Apparently a nagging style of parenting coupled with little supervision goes hand in hand with kids playing video games more.
The new study, funded by the National Science Foundation, is one of the first to link parental behavior to kids’ video game playing.
Michigan State University researchers surveyed more than 500 students from 20 middle schools and found that the more children perceived their parents’ behavior as negative (e.g., “nags a lot”) and the less monitoring parents did, the more the children played video games.
The discovery opens the door for follow-up studies on what drives video game behavior, said lead researcher Linda Jackson, Ph.D.

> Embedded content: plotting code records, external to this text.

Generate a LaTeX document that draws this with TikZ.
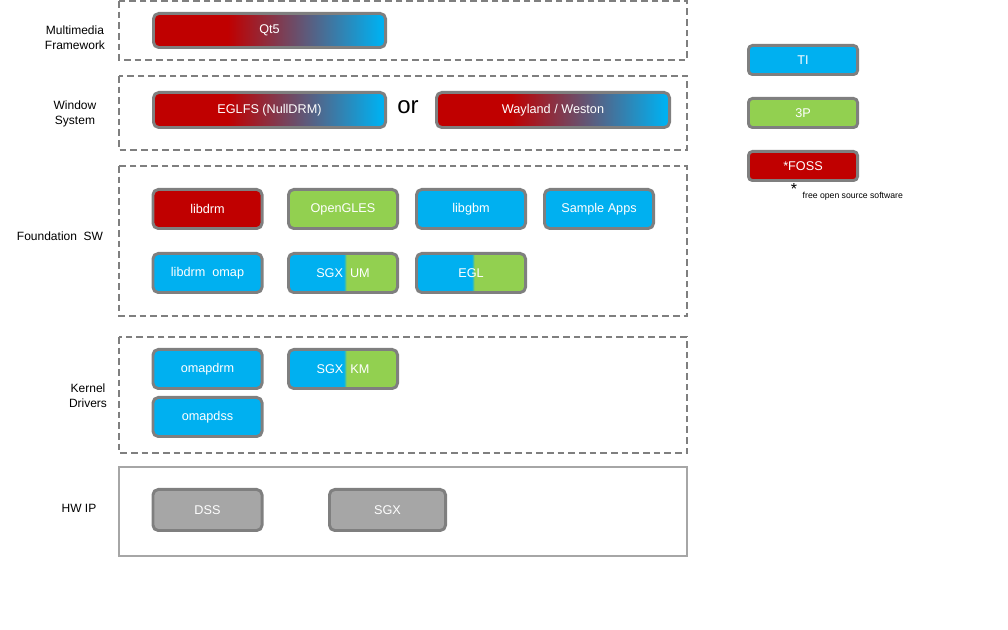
\documentclass[tikz,border=0pt]{standalone}
\usepackage{fontspec}
\setmainfont{Liberation Sans}
\definecolor{tired}{HTML}{C00000}
\definecolor{tiblue}{HTML}{00B0F0}
\definecolor{tpgreen}{HTML}{92D050}
\definecolor{hwgray}{HTML}{A6A6A6}
\definecolor{bord}{HTML}{7F7F7F}
\pgfdeclarehorizontalshading{redblue}{100bp}{color(0bp)=(tired); color(41bp)=(tired); color(74bp)=(tiblue); color(100bp)=(tiblue)}
\pgfdeclarehorizontalshading{bluegreen}{100bp}{color(0bp)=(tiblue); color(50.5bp)=(tiblue); color(51.5bp)=(tpgreen); color(100bp)=(tpgreen)}
\begin{document}
\begin{tikzpicture}[x=0.75pt,y=-0.75pt,
  lay/.style={draw=bord,dashed,line width=1.4pt,dash pattern=on 5pt off 3pt},
  box/.style={draw=bord,line width=2.2pt,rounded corners=4pt,text=white,font=\fontsize{9.5}{11}\selectfont},
  red/.style={box,fill=tired},
  blue/.style={box,fill=tiblue},
  green/.style={box,fill=tpgreen},
  gray/.style={box,fill=hwgray},
  rb/.style={box,shading=redblue},
  bg/.style={box,shading=bluegreen},
  lab/.style={font=\fontsize{9}{11}\selectfont,align=center}]
\useasboundingbox (0,0) rectangle (1008,630);
% layers
\draw[lay] (119,1) rectangle (687,60);
\draw[lay] (119,76) rectangle (687,150);
\draw[lay] (119,166) rectangle (687,316);
\draw[lay] (119,337) rectangle (687,453);
\draw[draw=hwgray,line width=1.6pt] (119,467) rectangle (687,556);
% labels
\node[lab] (l1) at (75,38) {Multimedia\\Framework};
\node[lab] (l2) at (75,114) {Window\\System};
\node[lab] (l3) at (60,236) {Foundation\ \ SW};
\node[lab] (l4) at (88,396) {Kernel\\Drivers};
\node[lab] (l5) at (79,508) {HW IP};
% boxes
\node[rb] (qt) at (152,12) [anchor=north west,minimum width=235*0.75pt-2.2pt,minimum height=37*0.75pt-2.2pt] {};
\node[text=white,font=\fontsize{9.5}{11}\selectfont] (qtt) at (269.5,30.5) {Qt5};
\node[rb,anchor=north west,minimum width=235*0.75pt-2.2pt,minimum height=38*0.75pt-2.2pt] (egl) at (152,91) {};
\node[text=white,font=\fontsize{9.5}{11}\selectfont] (eglt) at (269.5,110) {EGLFS (NullDRM)};
\node[font=\fontsize{18}{20}\selectfont] (or) at (408,107) {or};
\node[rb,anchor=north west,minimum width=236*0.75pt-2.2pt,minimum height=38*0.75pt-2.2pt] (way) at (435,91) {};
\node[text=white,font=\fontsize{9.5}{11}\selectfont] (wayt) at (553,110) {Wayland / Weston};
\tikzset{sb/.style={minimum width=112*0.75pt-2.2pt,minimum height=42*0.75pt-2.2pt}}
\node[red,sb] (libdrm) at (207.5,209) {libdrm};
\node[green,sb] (gles) at (343,209) {OpenGLES};
\node[blue,sb] (gbm) at (471,209) {libgbm};
\node[blue,sb] (apps) at (599,209) {Sample Apps};
\node[blue,sb] (omap) at (207.5,273) {libdrm\ \ omap};
\node[bg,sb] (sgxum) at (343,273) {SGX\ \ UM};
\node[bg,sb] (eglb) at (471,273) {EGL};
\node[blue,sb] (omapdrm) at (207.5,369) {omapdrm};
\node[bg,sb] (sgxkm) at (343,369) {SGX\ \ KM};
\node[blue,sb] (omapdss) at (207.5,417) {omapdss};
\node[gray,sb,minimum height=44*0.75pt-2.2pt] (dss) at (207.5,510) {DSS};
\node[gray,minimum width=119*0.75pt-2.2pt,minimum height=44*0.75pt-2.2pt] (sgx) at (387.5,510) {SGX};
% legend
\tikzset{lb/.style={minimum width=112*0.75pt-2.2pt,minimum height=32*0.75pt-2.2pt,rounded corners=3pt}}
\node[blue,lb] (ti) at (803,60) {TI};
\node[green,lb] (tp) at (803,113) {3P};
\node[red,lb] (foss) at (803,166) {*FOSS};
\node[font=\fontsize{12}{12}\selectfont] (star) at (794,189) {*};
\node[anchor=west,font=\fontsize{6.5}{8}\selectfont] (fosst) at (798,196) {free open source software};
\end{tikzpicture}
\end{document}
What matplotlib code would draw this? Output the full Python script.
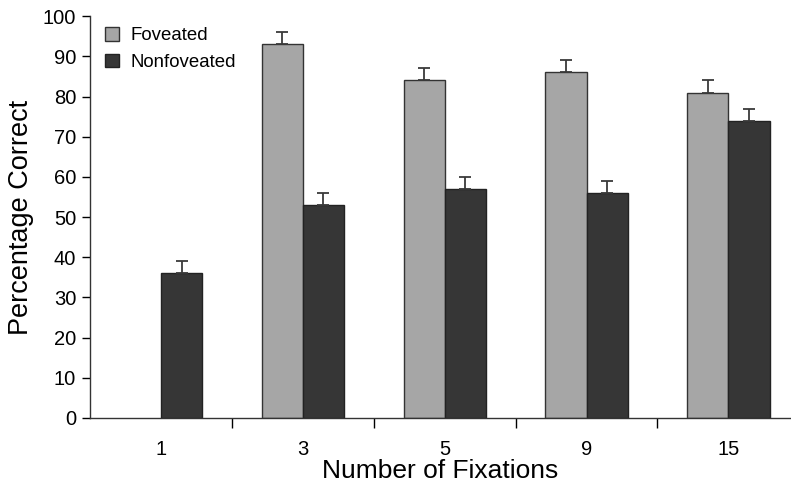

“Does a parent’s negative interactions with their child drive the child into the world of video games, perhaps to escape the parent’s negativity?” said Jackson, professor of psychology. “Or, alternatively, does video game playing cause the child to perceive his or her relationship with the parent as negative?”
Another possibility is that there could be another characteristic of the child that’s responsible for the relationship between perceptions of parent negativity and video game playing, she said.
Further, an equally interesting question is the relationship between video game playing and actual rather than perceived behavior of parents.
That is, perceptions are not always correct, and according to Jackson, this may be the case in the child-parent relationship.
The study appears in the Proceedings of the 2011 World Conference on Educational Multimedia, Hypermedia & Telecommunications.